Guérilla asymétrique
« Depuis un an et demi, les Européens ont pleinement pris conscience des enjeux liés à l’expansion des terroristes en Afrique et de la menace de voir une base arrière s’installer au Sahel, comme nous avons pu le connaître au Levant », a-t-elle déclaré devant un parterre de journalistes et d’élus locaux.
« Acculé, l’ennemi change ses méthodes, ses moyens d’actions et les lieux où il agit », a-t-elle déclaré, pointant aussi les « champs de bataille immatérielle » et les « guerres d’influence et d’informations ».
Le détail du réajustement de Barkhane sera discuté par la France et ses alliés du G5 Sahel (Mauritanie, Mali, Niger, Burkina Faso et Tchad) lors d’un sommet prévu à N’Djamena (Tchad) les 15 et 16 février.
Plus encore, depuis que Barkhane – qui officiellement étend son quadrillage à la Mauritanie, au Niger, au Burkina Faso et au Tchad mais déborde officieusement au sud de la Libye et dans le nord du Nigeria – a succédé à Serval en 2014, accompagnée ensuite par la création du G5 Sahel, ses résultats demeurent, eux aussi, plus que mitigés.
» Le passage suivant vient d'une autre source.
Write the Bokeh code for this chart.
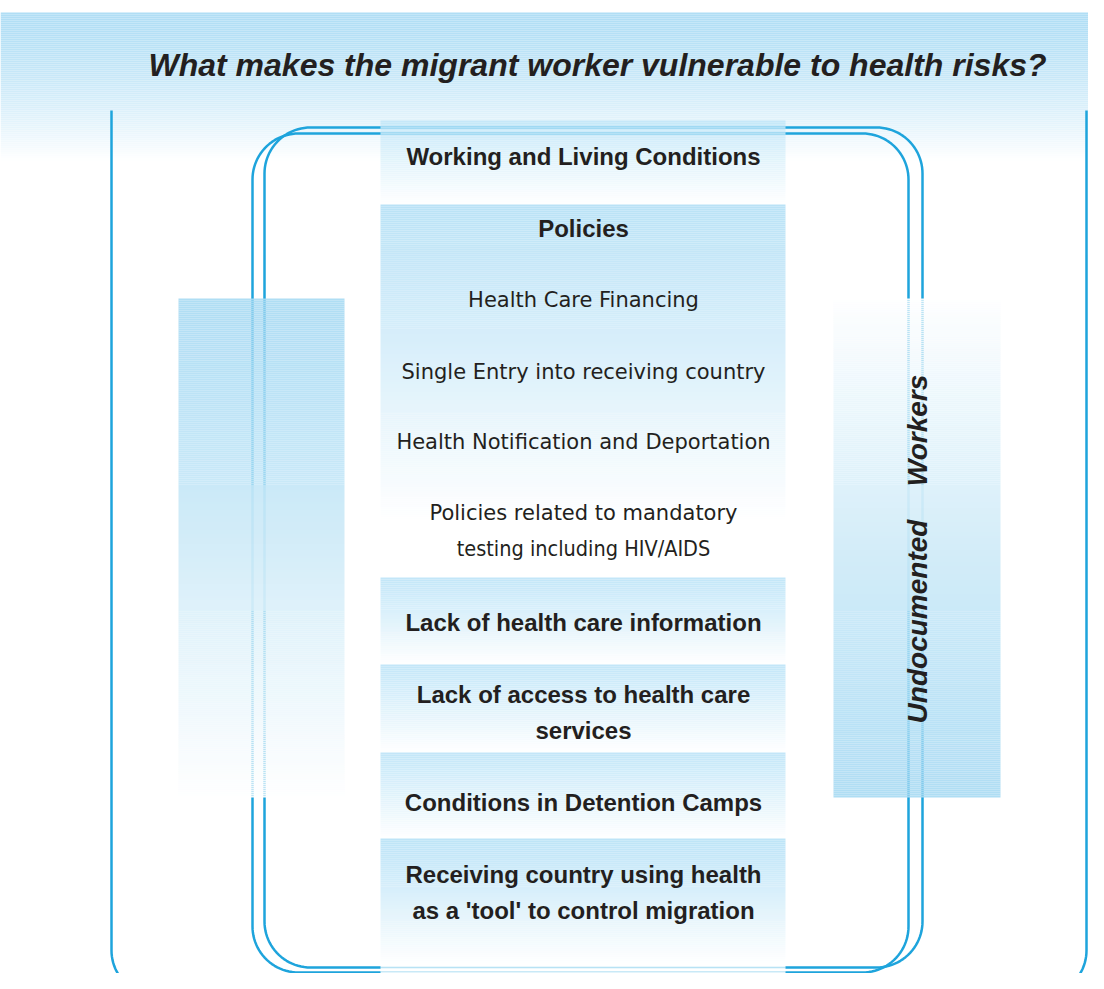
import numpy as np
from bokeh.plotting import figure
from bokeh.models import Range1d
from bokeh.core.properties import value
from bokeh.embed import file_html
from bokeh.resources import INLINE

# ---------------- content ----------------
title = "What makes the migrant worker vulnerable to health risks?"
section_titles = [
    ["Working and Living Conditions"],
    ["Policies"],
    ["Lack of health care information"],
    ["Lack of access to health care", "services"],
    ["Conditions in Detention Camps"],
    ["Receiving country using health", "as a 'tool' to control migration"],
]
policy_items = [
    "Health Care Financing",
    "Single Entry into receiving country",
    "Health Notification and Deportation",
    "Policies related to mandatory",
]
policy_item_narrow = "testing including HIV/AIDS"
side_label = ["Undocumented", "Workers"]

# ---------------- layout (pixel coordinates) ----------------
W, H = 1088, 973
LINE = "#1ea4dc"
TXT = "#231f20"
BLUE = "#b0def5"

p = figure(width=W, height=H, x_range=Range1d(0, W), y_range=Range1d(H, 0),
           output_backend="svg", toolbar_location=None, min_border=0,
           x_axis_type=None, y_axis_type=None)
p.grid.visible = False
p.outline_line_color = None
p.background_fill_color = "white"
p.border_fill_color = "white"


def hex2rgb(h):
    h = h.lstrip("#")
    return np.array([int(h[i:i + 2], 16) for i in (0, 2, 4)], dtype=float)


def mix(c0, c1, t):
    a, b = hex2rgb(c0), hex2rgb(c1)
    out = []
    for tt in t:
        c = a + (b - a) * tt
        out.append("#%02x%02x%02x" % tuple(int(round(v)) for v in c))
    return out


def gradient(x0, x1, y0, y1, c0, c1, alpha=1.0, power=1.0, step=2.0):
    n = max(1, int(round((y1 - y0) / step)))
    edges = np.linspace(y0, y1, n + 1)
    t = ((np.arange(n) + 0.5) / n) ** power
    cols = mix(c0, c1, t)
    p.quad(left=x0, right=x1, top=edges[:-1], bottom=edges[1:],
           fill_color=cols, line_color=None, fill_alpha=alpha)


def arc(cx, cy, r, a0, a1, n=24):
    a = np.radians(np.linspace(a0, a1, n))
    return cx + r * np.cos(a), cy + r * np.sin(a)


def rrect(l, r, t, b, rad):
    xs, ys = [], []
    for (cx, cy, a0, a1) in [(l + rad, t + rad, 180, 270), (r - rad, t + rad, 270, 360),
                             (r - rad, b - rad, 0, 90), (l + rad, b - rad, 90, 180)]:
        x, y = arc(cx, cy, rad, a0, a1)
        xs.extend(x); ys.extend(y)
    xs.append(xs[0]); ys.append(ys[0])
    return xs, ys


# header band
gradient(0, W, 12, 160, BLUE, "#ffffff", power=1.4)

# outer frame (open at top)
fl, fr, ftop, fb, frad = 111, 1086, 110, 995, 45
xs, ys = [fl], [ftop]
x, y = arc(fl + frad, fb - frad, frad, 180, 90); xs += list(x); ys += list(y)
x, y = arc(fr - frad, fb - frad, frad, 90, 0); xs += list(x); ys += list(y)
xs.append(fr); ys.append(ftop)
p.line(xs, ys, line_color=LINE, line_width=2.5)

# double rounded frame
for (l, r, t, b) in [(252, 908, 133, 972), (264, 922, 127, 967)]:
    xs, ys = rrect(l, r, t, b, 46)
    p.line(xs, ys, line_color=LINE, line_width=2.5)

# side panels
gradient(178, 344, 298, 797, "#a9dbf3", "#ffffff", alpha=0.93, power=1.1)
gradient(833, 1000, 298, 797, "#ffffff", "#a9dbf3", alpha=0.93, power=0.9)

# central column boxes
box_bounds = [(120, 204), (204, 577), (577, 664), (664, 752), (752, 838), (838, 985)]
box_top_colors = ["#c0e6f8", BLUE, "#bae3f7", "#bae3f7", "#bae3f7", "#b3e0f6"]
box_fade = [1.0, 0.85, 1.0, 1.0, 1.0, 0.85]
for (t, b), c, f in zip(box_bounds, box_top_colors, box_fade):
    gradient(380, 785, t, t + (b - t) * f, c, "#ffffff", alpha=0.88)
    if f < 1.0:
        gradient(380, 785, t + (b - t) * f, b, "#ffffff", "#ffffff", alpha=0.88)

# texts
CX = 583
p.text(x=[597], y=[64], text=[title], text_font=value("Liberation Sans"),
       text_font_style="bold italic", text_font_size="32px", text_color=TXT,
       text_align="center", text_baseline="middle")

section_y = [[156], [228], [622], [694, 730], [802], [874, 910]]
for lines, ys_ in zip(section_titles, section_y):
    p.text(x=[CX] * len(lines), y=ys_, text=lines, text_font=value("Liberation Sans"),
           text_font_style="bold", text_font_size="24px", text_color=TXT,
           text_align="center", text_baseline="middle")

p.text(x=[CX] * len(policy_items), y=[299, 371, 441, 512], text=policy_items,
       text_font=value("DejaVu Sans"), text_font_size="21px", text_color=TXT,
       text_align="center", text_baseline="middle")
p.text(x=[CX], y=[548], text=[policy_item_narrow],
       text_font=value("DejaVu Sans Condensed"), text_font_size="21.5px", text_color=TXT,
       text_align="center", text_baseline="middle")

p.text(x=[917, 917], y=[621, 430], text=side_label, text_font=value("Liberation Sans"),
       text_font_style="bold italic", text_font_size="28px", text_color=TXT,
       text_align="center", text_baseline="middle", angle=np.pi / 2)

open("out.html", "w").write(file_html(p, INLINE))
La tentaculaire nébuleuse islamiste armée demeure bien vivante, menant une guérilla asymétrique difficile, pour ne pas dire impossible, à battre.
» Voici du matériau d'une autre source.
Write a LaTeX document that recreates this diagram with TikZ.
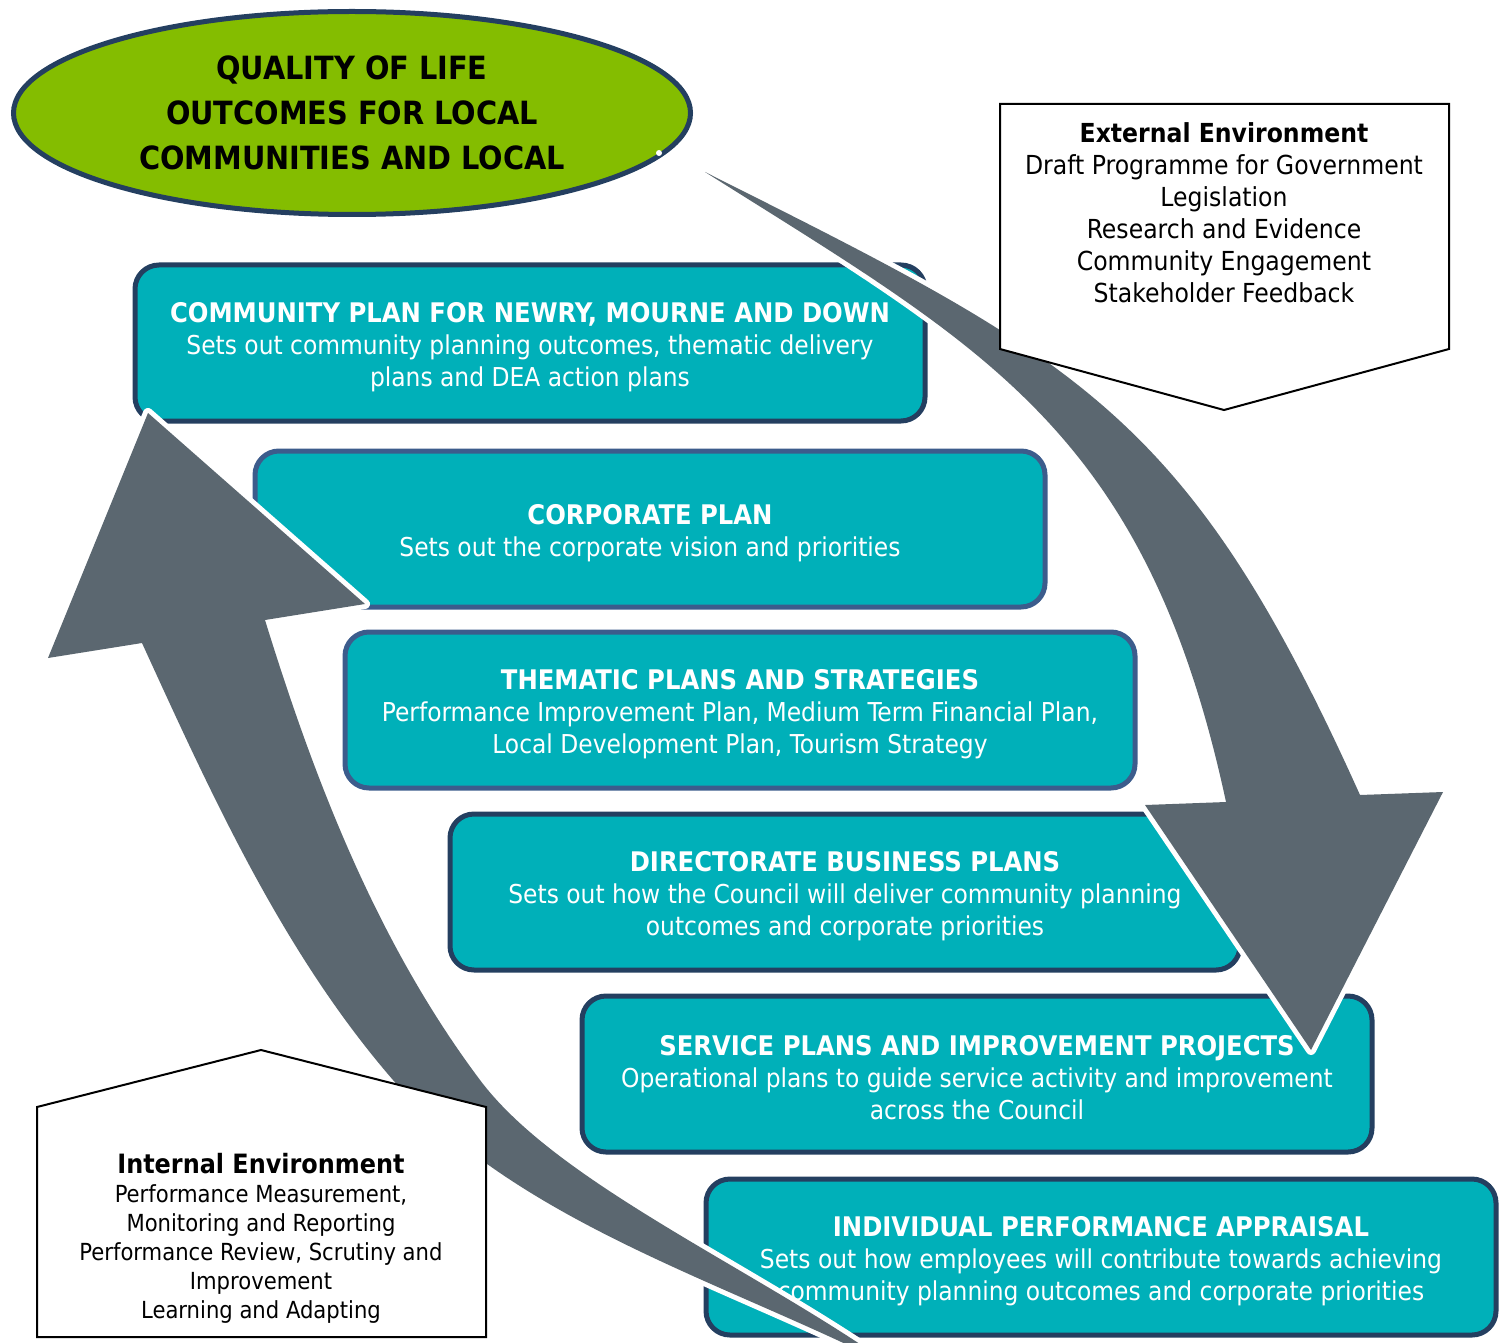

La Côte d’Ivoire et le Bénin ciblés
RFI rappelle que « le Bénin et la Côte d’Ivoire, évoqués par le patron du renseignement extérieur français, seraient pour l’heure plus des zones de refuge pour l’approvisionnement et le trafic de carburant. Des zones d’activités ‘’transitoires et logistiques’’ donc, plus que des zones d’implantations pérennes de katiba, pour l’instant ».
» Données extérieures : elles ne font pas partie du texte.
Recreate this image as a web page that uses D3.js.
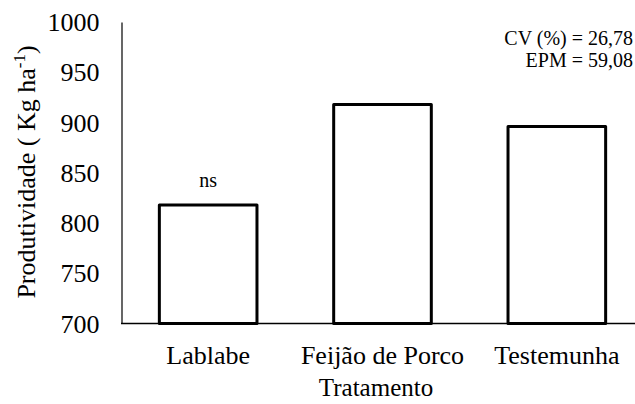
<!DOCTYPE html>
<html><head><meta charset="utf-8">
<script src="https://cdn.jsdelivr.net/npm/d3@7"></script>
<style>
body{margin:0;background:#fff;}
svg text, svg tspan { font-family: 'Liberation Serif', 'Times New Roman', serif !important; }
</style></head>
<body><svg id="c" width="635" height="404" style="font-family:'Liberation Serif', serif"></svg>
<script>
const categories = ["Lablabe", "Feijão de Porco", "Testemunha"];
const values = [818, 918, 896];
const barLabels = ["ns", "", ""];
const yTicks = [700, 750, 800, 850, 900, 950, 1000];
const statsText = ["CV (%) = 26,78", "EPM = 59,08"];

const svg = d3.select("#c");
const x = d3.scaleBand().domain(categories).range([121, 644]).paddingInner(0.44).paddingOuter(0.22);
const y = d3.scaleLinear().domain([700, 1000]).range([323.5, 22]);

// bars
svg.selectAll("rect.bar").data(values).enter().append("rect")
  .attr("x", (d,i) => x(categories[i]))
  .attr("width", x.bandwidth())
  .attr("y", d => y(d))
  .attr("height", d => y(700) - y(d))
  .attr("fill", "#fff").attr("stroke", "#000").attr("stroke-width", 3)
  .attr("stroke-linejoin", "round");

// y axis
const yAxis = d3.axisLeft(y).tickValues(yTicks).tickSize(0).tickPadding(22).tickFormat(d3.format("d"));
const gy = svg.append("g").attr("transform", "translate(121.5,0)").call(yAxis);
gy.attr("font-family", null).attr("font-size", null);
gy.select(".domain").attr("stroke", "#000").attr("stroke-width", 1.2);
gy.selectAll("text").attr("fill", "#000").attr("font-size", 26).attr("dy", "0.33em");

// x axis line
svg.append("line").attr("x1", 121).attr("x2", 635).attr("y1", y(700)).attr("y2", y(700))
  .attr("stroke", "#000").attr("stroke-width", 1.5);

// x labels
svg.selectAll("text.xl").data(categories).enter().append("text")
  .attr("x", d => x(d) + x.bandwidth()/2).attr("y", 364)
  .attr("text-anchor", "middle").attr("font-size", 26).text(d => d);

// bar annotations
svg.selectAll("text.bl").data(values).enter().append("text")
  .attr("x", (d,i) => x(categories[i]) + x.bandwidth()/2)
  .attr("y", d => y(d) - 17.5)
  .attr("text-anchor", "middle").attr("font-size", 20)
  .text((d,i) => barLabels[i]);

// x title
svg.append("text").attr("x", 376).attr("y", 396).attr("text-anchor", "middle")
  .attr("font-size", 25).text("Tratamento");

// y title
const yt = svg.append("text").attr("transform", "translate(35,172) rotate(-90)")
  .attr("text-anchor", "middle").attr("font-size", 26);
yt.append("tspan").text("Produtividade ( Kg ha");
yt.append("tspan").attr("font-size", 17).attr("dy", -10).text("-1");
yt.append("tspan").attr("dy", 10).text(")");

// stats
svg.selectAll("text.st").data(statsText).enter().append("text")
  .attr("x", 633).attr("y", (d,i) => 45 + i*22)
  .attr("text-anchor", "end").attr("font-size", 20).text(d => d);
</script></body></html>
La Côte d’Ivoire serait dès lors ciblée parce que « c’est un hub logistique pour Barkhane. Et puis, il y a ici de nombreux intérêts français », estime le chercheur Lassina Diarra, interrogé par RFI. Le pays est engagé au Mali à travers la MINUSMA, la mission onusienne où il a perdu quatre casques bleus en janvier.
Mais un autre spécialiste nuance les dernières déclarations du patron de la DGSE : « La menace n’est pas nouvelle. Les déclarations de la DGSE sont-elles un message politique à un moment où l’exécutif français se demande quel dispositif maintenir au Sahel ? Ou dispose-t-elle de signaux plus importants ces derniers temps ? », conjecture Arthur Banga, spécialiste de l’armée ivoirienne.
Pour sa part, rappelle RFI, le Bénin est, depuis mai 2019, « confronté à un défi sécuritaire suite au double enlèvement de ressortissants français et de l’assassinat de leur guide dans le parc de la Pendjari. Pour juguler la menace, l’armée de terre a déployé des centaines de soldats dans les parcs de la Pendjari et dans le parc W, à la frontière avec le Burkina et le Niger ».